◆ SOURCE EXCERPT ◆
----------------
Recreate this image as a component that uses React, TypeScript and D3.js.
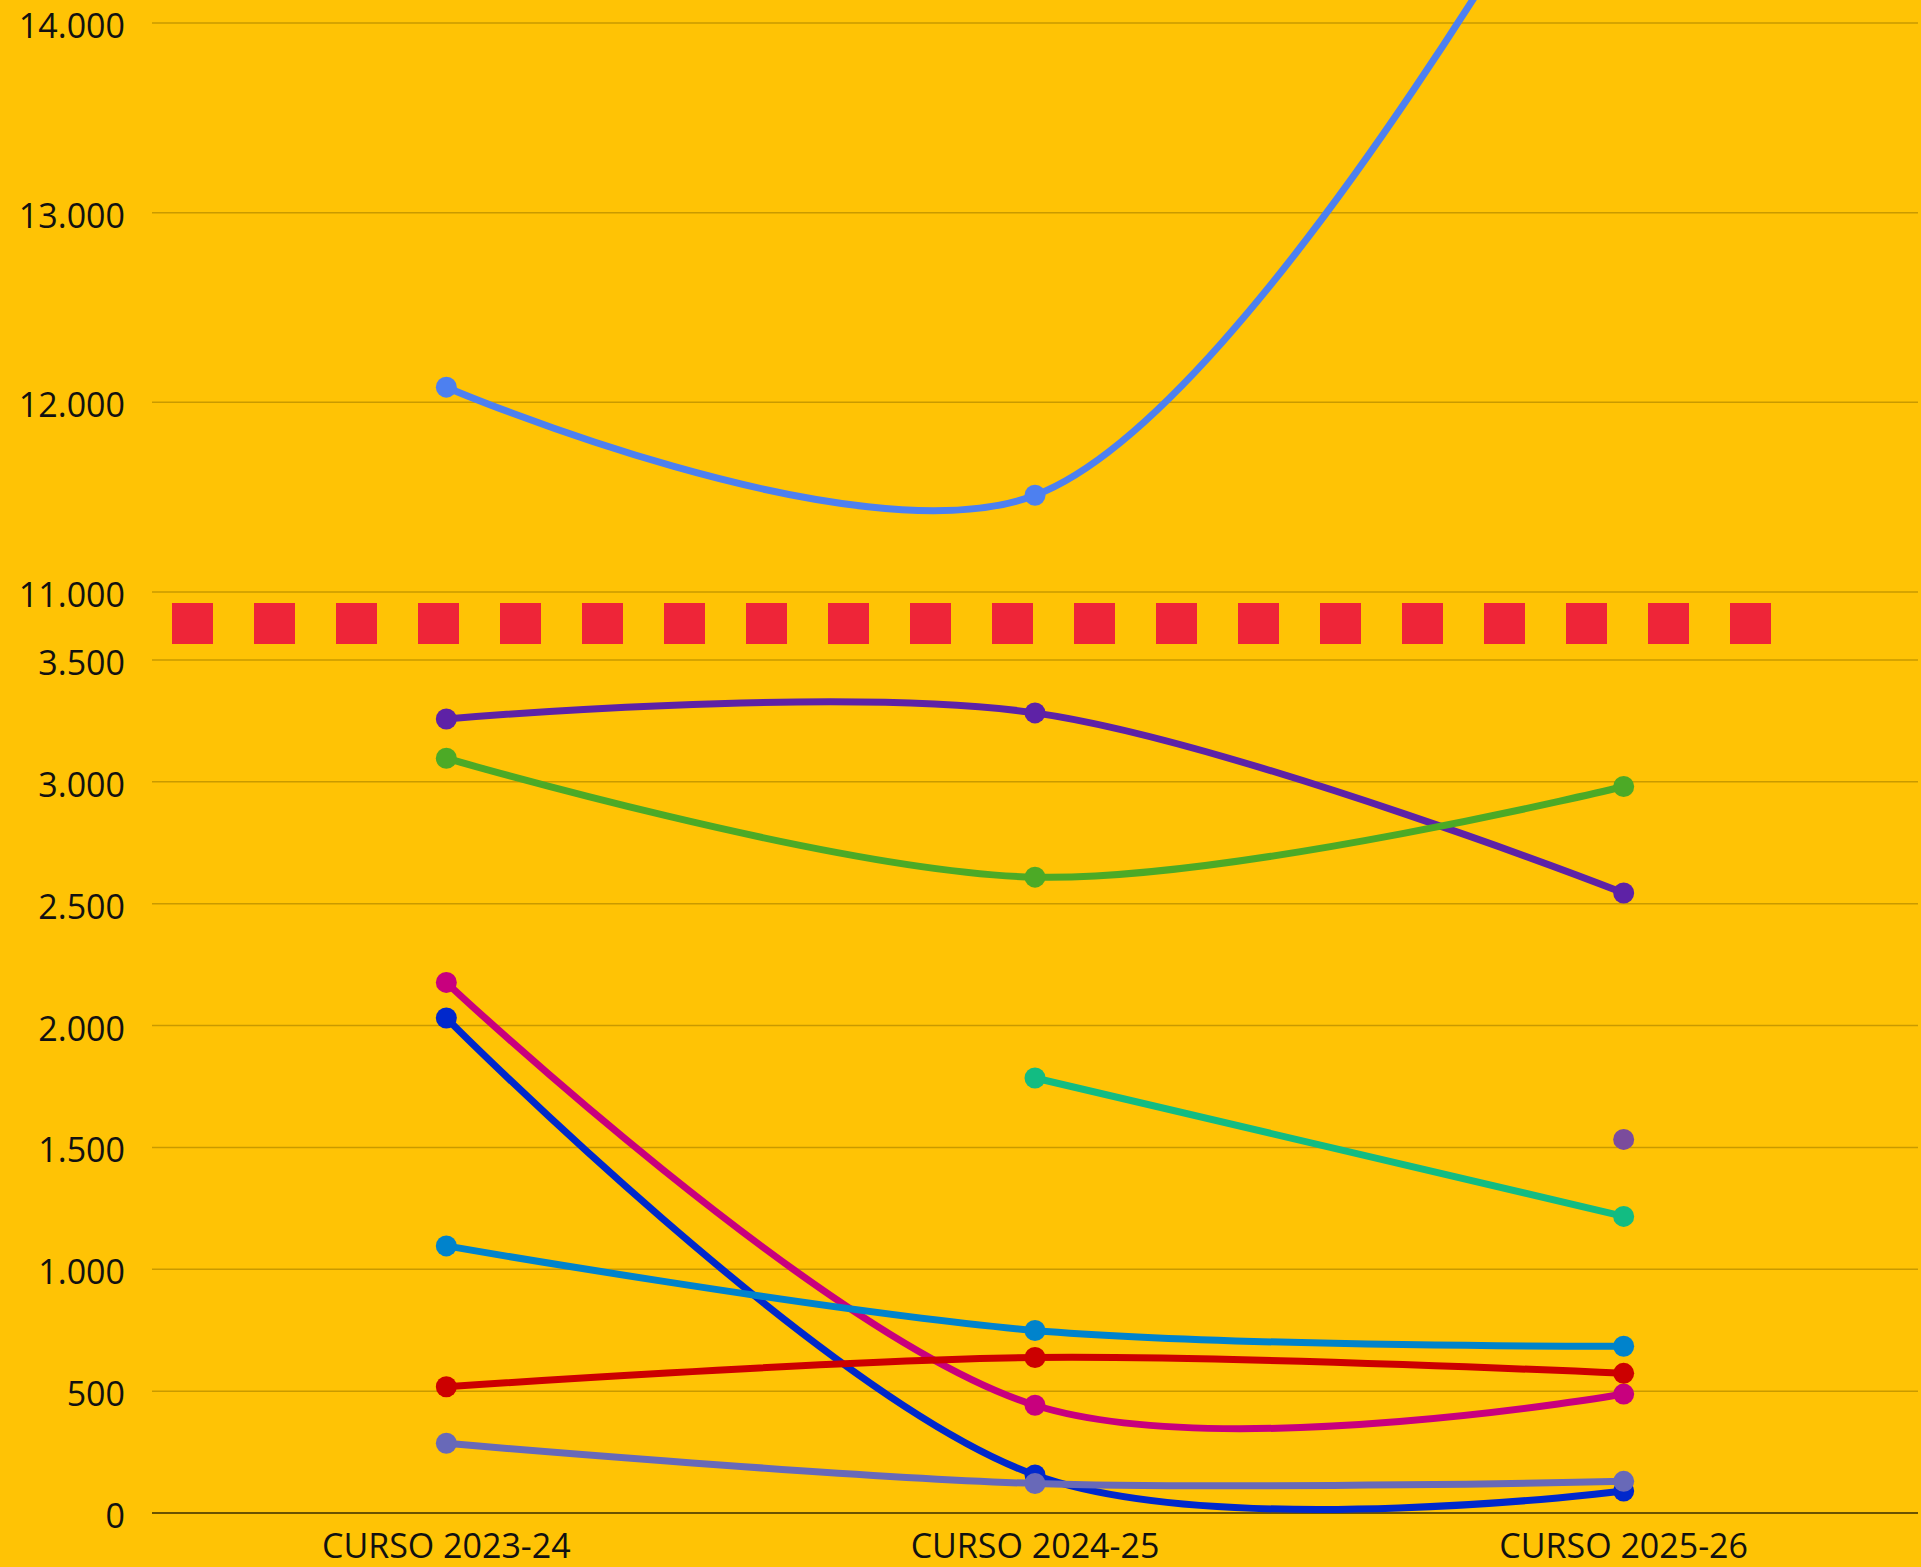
import React from "react";
import * as d3 from "d3";

const W = 1921;
const H = 1567;

const categories = ["CURSO 2023-24", "CURSO 2024-25", "CURSO 2025-26"];

const upperTicks = [11000, 12000, 13000, 14000];
const lowerTicks = [0, 500, 1000, 1500, 2000, 2500, 3000, 3500];

// upper panel series
const seriesBlueTop = [12080, 11510, 15450];

// lower panel series
const seriesPurple = [3258, 3283, 2544];
const seriesGreen = [3097, 2609, 2981];
const seriesMagenta = [2177, 442, 488];
const seriesDarkBlue = [2031, 156, 90];
const seriesTeal = [null, 1785, 1217];
const seriesViolet = [null, null, 1533];
const seriesCyan = [1096, 749, 684];
const seriesRed = [518, 638, 573];
const seriesLavender = [286, 121, 130];

const upperSeries = [{ name: "top", values: seriesBlueTop, color: "#4D80F0" }];
const lowerSeries = [
  { name: "purple", values: seriesPurple, color: "#5E22A6" },
  { name: "green", values: seriesGreen, color: "#4CAA26" },
  { name: "magenta", values: seriesMagenta, color: "#C8007E" },
  { name: "darkblue", values: seriesDarkBlue, color: "#0028CC" },
  { name: "teal", values: seriesTeal, color: "#12BC82" },
  { name: "violet", values: seriesViolet, color: "#7B4C9C" },
  { name: "cyan", values: seriesCyan, color: "#0083CC" },
  { name: "red", values: seriesRed, color: "#CC0000" },
  { name: "lavender", values: seriesLavender, color: "#6869B8" },
];

const fmt = (v: number) => d3.format(",")(v).replace(/,/g, ".");

export default function App() {
  const plotLeft = 152;
  const plotRight = 1918;
  const x = d3.scaleBand<string>().domain(categories).range([plotLeft, plotRight]).padding(0);
  const cx = (c: string) => (x(c) as number) + x.bandwidth() / 2;

  const yUp = d3.scaleLinear().domain([11000, 14000]).range([592, 23]);
  const yLo = d3.scaleLinear().domain([0, 3500]).range([1513, 660]);

  const makeLine = (y: d3.ScaleLinear<number, number>) =>
    d3
      .line<{ c: string; v: number | null }>()
      .defined((d) => d.v != null)
      .x((d) => cx(d.c))
      .y((d) => y(d.v as number))
      .curve(d3.curveCatmullRom.alpha(0.5));

  const lineUp = makeLine(yUp);
  const lineLo = makeLine(yLo);

  const toPts = (vals: (number | null)[]) => categories.map((c, i) => ({ c, v: vals[i] }));

  const fontFamily = "'Open Sans', 'Noto Sans', sans-serif";

  const nSquares = 20;
  const sqSize = 41;
  const sqStep = 82;
  const sqStart = 172;

  return (
    <svg
      width={W}
      height={H}
      style={{ position: "absolute", left: 0, top: 0, display: "block" }}
      fontFamily={fontFamily}
    >
      <defs>
        <clipPath id="clipUp">
          <rect x={0} y={0} width={W} height={yUp(11000) + 1} />
        </clipPath>
        <clipPath id="clipLo">
          <rect x={0} y={yLo(3500) - 20} width={W} height={H} />
        </clipPath>
      </defs>
      <rect x={0} y={0} width={W} height={H} fill="#FFC305" />

      {/* gridlines */}
      {upperTicks.map((t) => (
        <g key={"u" + t}>
          <line x1={plotLeft} x2={plotRight} y1={yUp(t)} y2={yUp(t)} stroke="#C99A00" strokeWidth={1.5} />
          <text x={125} y={yUp(t) + 2} textAnchor="end" dominantBaseline="central" fontSize={34} fill="#111">
            {fmt(t)}
          </text>
        </g>
      ))}
      {lowerTicks.map((t) => (
        <g key={"l" + t}>
          <line
            x1={plotLeft}
            x2={plotRight}
            y1={yLo(t)}
            y2={yLo(t)}
            stroke={t === 0 ? "#6B5200" : "#C99A00"}
            strokeWidth={t === 0 ? 2 : 1.5}
          />
          <text x={125} y={yLo(t) + 2} textAnchor="end" dominantBaseline="central" fontSize={34} fill="#111">
            {fmt(t)}
          </text>
        </g>
      ))}

      {/* axis break */}
      {d3.range(nSquares).map((i) => (
        <rect key={"sq" + i} x={sqStart + i * sqStep} y={603} width={sqSize} height={sqSize} fill="#EE2538" />
      ))}

      {/* x labels */}
      {categories.map((c) => (
        <text key={c} x={cx(c)} y={1545} textAnchor="middle" dominantBaseline="central" fontSize={34} fill="#111">
          {c}
        </text>
      ))}

      {/* upper series */}
      <g clipPath="url(#clipUp)">
        {upperSeries.map((s) => (
          <g key={s.name}>
            <path d={lineUp(toPts(s.values)) || ""} fill="none" stroke={s.color} strokeWidth={7} />
            {toPts(s.values)
              .filter((d) => d.v != null)
              .map((d) => (
                <circle key={d.c} cx={cx(d.c)} cy={yUp(d.v as number)} r={10.5} fill={s.color} />
              ))}
          </g>
        ))}
      </g>

      {/* lower series */}
      <g clipPath="url(#clipLo)">
        {lowerSeries.map((s) => (
          <g key={s.name}>
            <path d={lineLo(toPts(s.values)) || ""} fill="none" stroke={s.color} strokeWidth={7} />
            {toPts(s.values)
              .filter((d) => d.v != null)
              .map((d) => (
                <circle key={d.c} cx={cx(d.c)} cy={yLo(d.v as number)} r={10.5} fill={s.color} />
              ))}
          </g>
        ))}
      </g>
    </svg>
  );
}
----------------
Word for word, quote the lines above. Omit the pictures.

Recreate this image as a component that uses React, TypeScript and D3.js.
import React from "react";
import * as d3 from "d3";

const W = 1921;
const H = 1567;

const categories = ["CURSO 2023-24", "CURSO 2024-25", "CURSO 2025-26"];

const upperTicks = [11000, 12000, 13000, 14000];
const lowerTicks = [0, 500, 1000, 1500, 2000, 2500, 3000, 3500];

// upper panel series
const seriesBlueTop = [12080, 11510, 15450];

// lower panel series
const seriesPurple = [3258, 3283, 2544];
const seriesGreen = [3097, 2609, 2981];
const seriesMagenta = [2177, 442, 488];
const seriesDarkBlue = [2031, 156, 90];
const seriesTeal = [null, 1785, 1217];
const seriesViolet = [null, null, 1533];
const seriesCyan = [1096, 749, 684];
const seriesRed = [518, 638, 573];
const seriesLavender = [286, 121, 130];

const upperSeries = [{ name: "top", values: seriesBlueTop, color: "#4D80F0" }];
const lowerSeries = [
  { name: "purple", values: seriesPurple, color: "#5E22A6" },
  { name: "green", values: seriesGreen, color: "#4CAA26" },
  { name: "magenta", values: seriesMagenta, color: "#C8007E" },
  { name: "darkblue", values: seriesDarkBlue, color: "#0028CC" },
  { name: "teal", values: seriesTeal, color: "#12BC82" },
  { name: "violet", values: seriesViolet, color: "#7B4C9C" },
  { name: "cyan", values: seriesCyan, color: "#0083CC" },
  { name: "red", values: seriesRed, color: "#CC0000" },
  { name: "lavender", values: seriesLavender, color: "#6869B8" },
];

const fmt = (v: number) => d3.format(",")(v).replace(/,/g, ".");

export default function App() {
  const plotLeft = 152;
  const plotRight = 1918;
  const x = d3.scaleBand<string>().domain(categories).range([plotLeft, plotRight]).padding(0);
  const cx = (c: string) => (x(c) as number) + x.bandwidth() / 2;

  const yUp = d3.scaleLinear().domain([11000, 14000]).range([592, 23]);
  const yLo = d3.scaleLinear().domain([0, 3500]).range([1513, 660]);

  const makeLine = (y: d3.ScaleLinear<number, number>) =>
    d3
      .line<{ c: string; v: number | null }>()
      .defined((d) => d.v != null)
      .x((d) => cx(d.c))
      .y((d) => y(d.v as number))
      .curve(d3.curveCatmullRom.alpha(0.5));

  const lineUp = makeLine(yUp);
  const lineLo = makeLine(yLo);

  const toPts = (vals: (number | null)[]) => categories.map((c, i) => ({ c, v: vals[i] }));

  const fontFamily = "'Open Sans', 'Noto Sans', sans-serif";

  const nSquares = 20;
  const sqSize = 41;
  const sqStep = 82;
  const sqStart = 172;

  return (
    <svg
      width={W}
      height={H}
      style={{ position: "absolute", left: 0, top: 0, display: "block" }}
      fontFamily={fontFamily}
    >
      <defs>
        <clipPath id="clipUp">
          <rect x={0} y={0} width={W} height={yUp(11000) + 1} />
        </clipPath>
        <clipPath id="clipLo">
          <rect x={0} y={yLo(3500) - 20} width={W} height={H} />
        </clipPath>
      </defs>
      <rect x={0} y={0} width={W} height={H} fill="#FFC305" />

      {/* gridlines */}
      {upperTicks.map((t) => (
        <g key={"u" + t}>
          <line x1={plotLeft} x2={plotRight} y1={yUp(t)} y2={yUp(t)} stroke="#C99A00" strokeWidth={1.5} />
          <text x={125} y={yUp(t) + 2} textAnchor="end" dominantBaseline="central" fontSize={34} fill="#111">
            {fmt(t)}
          </text>
        </g>
      ))}
      {lowerTicks.map((t) => (
        <g key={"l" + t}>
          <line
            x1={plotLeft}
            x2={plotRight}
            y1={yLo(t)}
            y2={yLo(t)}
            stroke={t === 0 ? "#6B5200" : "#C99A00"}
            strokeWidth={t === 0 ? 2 : 1.5}
          />
          <text x={125} y={yLo(t) + 2} textAnchor="end" dominantBaseline="central" fontSize={34} fill="#111">
            {fmt(t)}
          </text>
        </g>
      ))}

      {/* axis break */}
      {d3.range(nSquares).map((i) => (
        <rect key={"sq" + i} x={sqStart + i * sqStep} y={603} width={sqSize} height={sqSize} fill="#EE2538" />
      ))}

      {/* x labels */}
      {categories.map((c) => (
        <text key={c} x={cx(c)} y={1545} textAnchor="middle" dominantBaseline="central" fontSize={34} fill="#111">
          {c}
        </text>
      ))}

      {/* upper series */}
      <g clipPath="url(#clipUp)">
        {upperSeries.map((s) => (
          <g key={s.name}>
            <path d={lineUp(toPts(s.values)) || ""} fill="none" stroke={s.color} strokeWidth={7} />
            {toPts(s.values)
              .filter((d) => d.v != null)
              .map((d) => (
                <circle key={d.c} cx={cx(d.c)} cy={yUp(d.v as number)} r={10.5} fill={s.color} />
              ))}
          </g>
        ))}
      </g>

      {/* lower series */}
      <g clipPath="url(#clipLo)">
        {lowerSeries.map((s) => (
          <g key={s.name}>
            <path d={lineLo(toPts(s.values)) || ""} fill="none" stroke={s.color} strokeWidth={7} />
            {toPts(s.values)
              .filter((d) => d.v != null)
              .map((d) => (
                <circle key={d.c} cx={cx(d.c)} cy={yLo(d.v as number)} r={10.5} fill={s.color} />
              ))}
          </g>
        ))}
      </g>
    </svg>
  );
}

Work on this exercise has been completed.